-- Required work --
The lines from the top of the material through the line with "var errData = categories.map(function" are to be set down exactly. Leave the pictures out.

(Figure scripts)

------------------------

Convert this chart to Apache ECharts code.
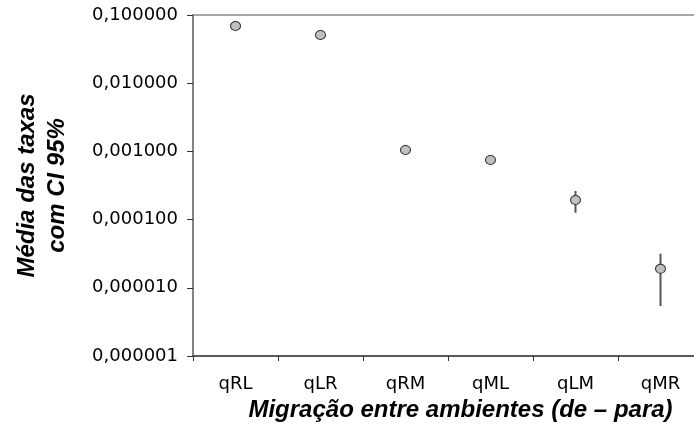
<!DOCTYPE html>
<html>
<head>
<meta charset="utf-8">
<script src="https://cdn.jsdelivr.net/npm/echarts@6/dist/echarts.min.js"></script>
<style>html,body{margin:0;padding:0;background:#fff}#c{width:694px;height:436px}</style>
</head>
<body>
<div id="c"></div>
<script>
var categories = ['qRL', 'qLR', 'qRM', 'qML', 'qLM', 'qMR'];
var means = [0.069, 0.051, 0.00105, 0.00075, 0.000194, 0.000019];
var lower = [0.066, 0.049, 0.00100, 0.00072, 0.000126, 0.0000054];
var upper = [0.072, 0.053, 0.00110, 0.00078, 0.000263, 0.0000316];
var yTickLabels = ['0,000001', '0,000010', '0,000100', '0,001000', '0,010000', '0,100000'];

var chart = echarts.init(document.getElementById('c'));
var errData = categories.map(function (c, i) { return [i, lower[i], upper[i]]; });

chart.setOption({
  animation: false,
  grid: { left: 193, top: 15, width: 510, height: 341, outerBoundsMode: 'none', containLabel: false },
  xAxis: [{
    type: 'category',
    data: categories,
    boundaryGap: true,
    axisLine: { lineStyle: { color: '#5a5a5a', width: 2 } },
    axisTick: { show: true, length: 5, alignWithLabel: false, lineStyle: { color: '#333', width: 1 } },
    axisLabel: { color: '#000', fontFamily: 'DejaVu Sans', fontSize: 18, margin: 19 },
    name: 'Migração entre ambientes (de – para)',
    nameLocation: 'middle',
    nameGap: 31,
    nameTextStyle: { color: '#000', fontFamily: 'Liberation Sans', fontSize: 24, fontWeight: 'bold', fontStyle: 'italic', padding: [0, 0, 0, 25] }
  }, {
    type: 'category',
    data: categories,
    position: 'top',
    axisLine: { lineStyle: { color: '#8a8a8a', width: 1.5 } },
    axisTick: { show: false },
    axisLabel: { show: false }
  }],
  yAxis: {
    type: 'log',
    logBase: 10,
    min: 0.000001,
    max: 0.1,
    axisLine: { show: true, lineStyle: { color: '#5a5a5a', width: 1.5 } },
    axisTick: { show: true, length: 6, lineStyle: { color: '#333', width: 1 } },
    splitLine: { show: false },
    axisLabel: {
      color: '#000', fontFamily: 'DejaVu Sans', fontSize: 18, margin: 15,
      formatter: function (v, idx) { return yTickLabels[Math.round(Math.log10(v)) + 6]; }
    },
    name: 'Média das taxas\ncom CI 95%',
    nameLocation: 'middle',
    nameRotate: 90,
    nameGap: 121,
    nameTextStyle: { color: '#000', fontFamily: 'Liberation Sans', fontSize: 24, fontWeight: 'bold', fontStyle: 'italic', lineHeight: 30, align: 'center' }
  },
  series: [{
    type: 'custom',
    data: errData,
    z: 2,
    renderItem: function (params, api) {
      var x = api.value(0);
      var p1 = api.coord([x, api.value(1)]);
      var p2 = api.coord([x, api.value(2)]);
      return {
        type: 'line',
        shape: { x1: p1[0], y1: p1[1], x2: p2[0], y2: p2[1] },
        style: { stroke: '#555', lineWidth: 2 }
      };
    },
    encode: { x: 0, y: [1, 2] }
  }, {
    type: 'scatter',
    data: means.map(function (v, i) { return [i, v]; }),
    symbol: 'circle',
    symbolSize: [10, 9],
    z: 3,
    itemStyle: { color: '#c0c0c0', borderColor: '#333', borderWidth: 1, opacity: 1 }
  }]
});
</script>
</body>
</html>
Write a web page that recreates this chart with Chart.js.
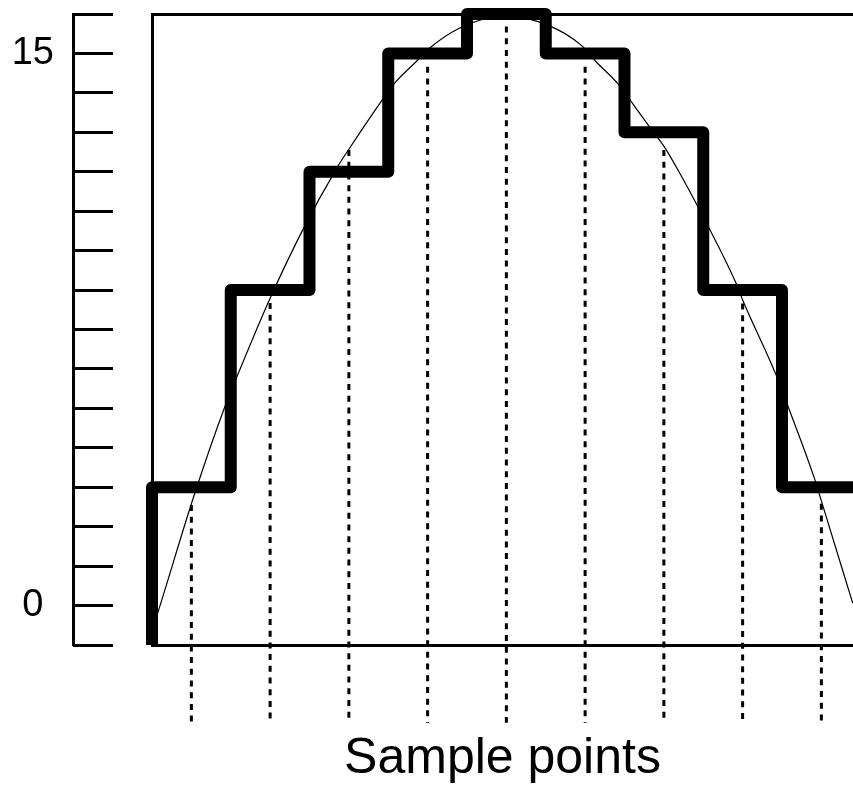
<!DOCTYPE html>
<html>
<head>
<meta charset="utf-8">
<script src="https://cdn.jsdelivr.net/npm/chart.js@4/dist/chart.umd.min.js"></script>
<style>
  html, body { margin: 0; padding: 0; background: #fff; }
  #c { display: block; }
</style>
</head>
<body>
<canvas id="c" width="853" height="789"></canvas>
<script>
// ---- data ----
const sampleIndex  = [0, 1, 2, 3, 4, 5, 6, 7, 8];
const sampleLevels = [4, 9, 12, 15, 16, 15, 13, 9, 4];           // quantized level held over each sample period
const sampleValues = [3.55, 8.67, 12.55, 14.66, 15.68, 14.66, 12.55, 8.66, 3.58]; // tops of dashed sample lines
const dropBottom   = -1.97;                                        // where the dashed lines end

const curveX = [-0.5, -0.428, 0.029, 0.419, 0.588, 0.990, 1.413, 1.858, 2.006, 2.409, 2.578, 2.853, 3.022, 3.403, 4.0,
                4.568, 4.949, 5.139, 5.413, 5.604, 5.816, 6.006, 6.239, 6.409, 6.917, 7.0, 7.425, 7.594, 7.911, 7.996, 8.398];
const curveY = [0.37, 0.81, 3.76, 6.01, 6.85, 8.75, 10.52, 12.13, 12.59, 13.78, 14.24, 14.79, 15.13, 15.64, 15.95,
                15.68, 15.21, 14.79, 14.24, 13.73, 13.14, 12.63, 11.83, 11.20, 9.17, 8.75, 6.85, 5.96, 4.23, 3.68, 1.06];

const yTickValues = [0, 1, 2, 3, 4, 5, 6, 7, 8, 9, 10, 11, 12, 13, 14, 15, 16];
const yTickLabels = ['', '0', '', '', '', '', '', '', '', '', '', '', '', '', '', '15', ''];
const xTitle = 'Sample points';

const X_MIN = -0.5, X_MAX = 8.4016, Y_MIN = 0, Y_MAX = 16;

// ---- build datasets ----
const stepPts = [{x: sampleIndex[0] - 0.5, y: 0}];
sampleIndex.forEach((s, i) => stepPts.push({x: s - 0.5, y: sampleLevels[i]}));
stepPts.push({x: sampleIndex[sampleIndex.length - 1] + 0.5, y: sampleLevels[sampleLevels.length - 1]});

const datasets = [
  {
    data: stepPts, stepped: 'before', borderColor: '#000', borderWidth: 12,
    borderJoinStyle: 'round', borderCapStyle: 'butt', pointRadius: 0, fill: false, clip: false
  },
  {
    data: curveX.map((x, i) => ({x, y: curveY[i]})), borderColor: '#000', borderWidth: 1.2,
    cubicInterpolationMode: 'monotone', pointRadius: 0, fill: false
  }
];
sampleIndex.forEach((s, i) => {
  datasets.push({
    data: [{x: s, y: sampleValues[i]}, {x: s, y: dropBottom}],
    borderColor: '#000', borderWidth: 3, borderDash: [6, 5.7], borderCapStyle: 'butt',
    pointRadius: 0, fill: false, clip: false
  });
});

const noGrid = {drawOnChartArea: false, drawTicks: false};
const blackBorder = {display: true, width: 3, color: '#000'};
const setTicks = s => { s.ticks = yTickValues.map(v => ({value: v})); };

new Chart(document.getElementById('c'), {
  type: 'line',
  data: {datasets},
  options: {
    responsive: false,
    animation: false,
    devicePixelRatio: 1,
    layout: {padding: {left: 0, right: 0, top: 14, bottom: 0}},
    plugins: {legend: {display: false}, tooltip: {enabled: false}},
    scales: {
      x: {
        type: 'linear', position: 'bottom', min: X_MIN, max: X_MAX,
        grid: noGrid, border: blackBorder, ticks: {display: false},
        title: {display: true, text: xTitle, color: '#000',
                font: {family: 'Liberation Sans, Arial, sans-serif', size: 50},
                padding: {top: 84, bottom: 0}}
      },
      xt: {
        type: 'linear', position: 'top', min: X_MIN, max: X_MAX,
        grid: noGrid, border: blackBorder, ticks: {display: false}
      },
      y: {
        type: 'linear', position: 'left', weight: 0, min: Y_MIN, max: Y_MAX,
        afterBuildTicks: setTicks,
        ticks: {display: false, autoSkip: false},
        grid: {drawOnChartArea: false, drawTicks: true, tickLength: 79, tickWidth: 3,
               tickColor: '#000', tickBorderDash: [40, 300]},
        border: blackBorder
      },
      yl: {
        type: 'linear', position: 'left', weight: 1, min: Y_MIN, max: Y_MAX,
        afterBuildTicks: setTicks,
        afterFit: s => { s.width = 73; s.paddingTop = 0; s.paddingBottom = 0; },
        ticks: {autoSkip: false, crossAlign: 'center', padding: 19, color: '#000',
                font: {family: 'Liberation Sans, Arial, sans-serif', size: 38},
                callback: (v, i) => yTickLabels[i]},
        grid: noGrid,
        border: blackBorder
      }
    }
  }
});
</script>
</body>
</html>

------------------------

-- Task result --
Convert this chart to Apache ECharts code.
<!DOCTYPE html>
<html>
<head>
<meta charset="utf-8">
<script src="https://cdn.jsdelivr.net/npm/echarts@6/dist/echarts.min.js"></script>
<style>html,body{margin:0;padding:0;background:#fff}#c{width:694px;height:436px}</style>
</head>
<body>
<div id="c"></div>
<script>
var categories = ['qRL', 'qLR', 'qRM', 'qML', 'qLM', 'qMR'];
var means = [0.069, 0.051, 0.00105, 0.00075, 0.000194, 0.000019];
var lower = [0.066, 0.049, 0.00100, 0.00072, 0.000126, 0.0000054];
var upper = [0.072, 0.053, 0.00110, 0.00078, 0.000263, 0.0000316];
var yTickLabels = ['0,000001', '0,000010', '0,000100', '0,001000', '0,010000', '0,100000'];

var chart = echarts.init(document.getElementById('c'));
var errData = categories.map(function (c, i) { return [i, lower[i], upper[i]]; });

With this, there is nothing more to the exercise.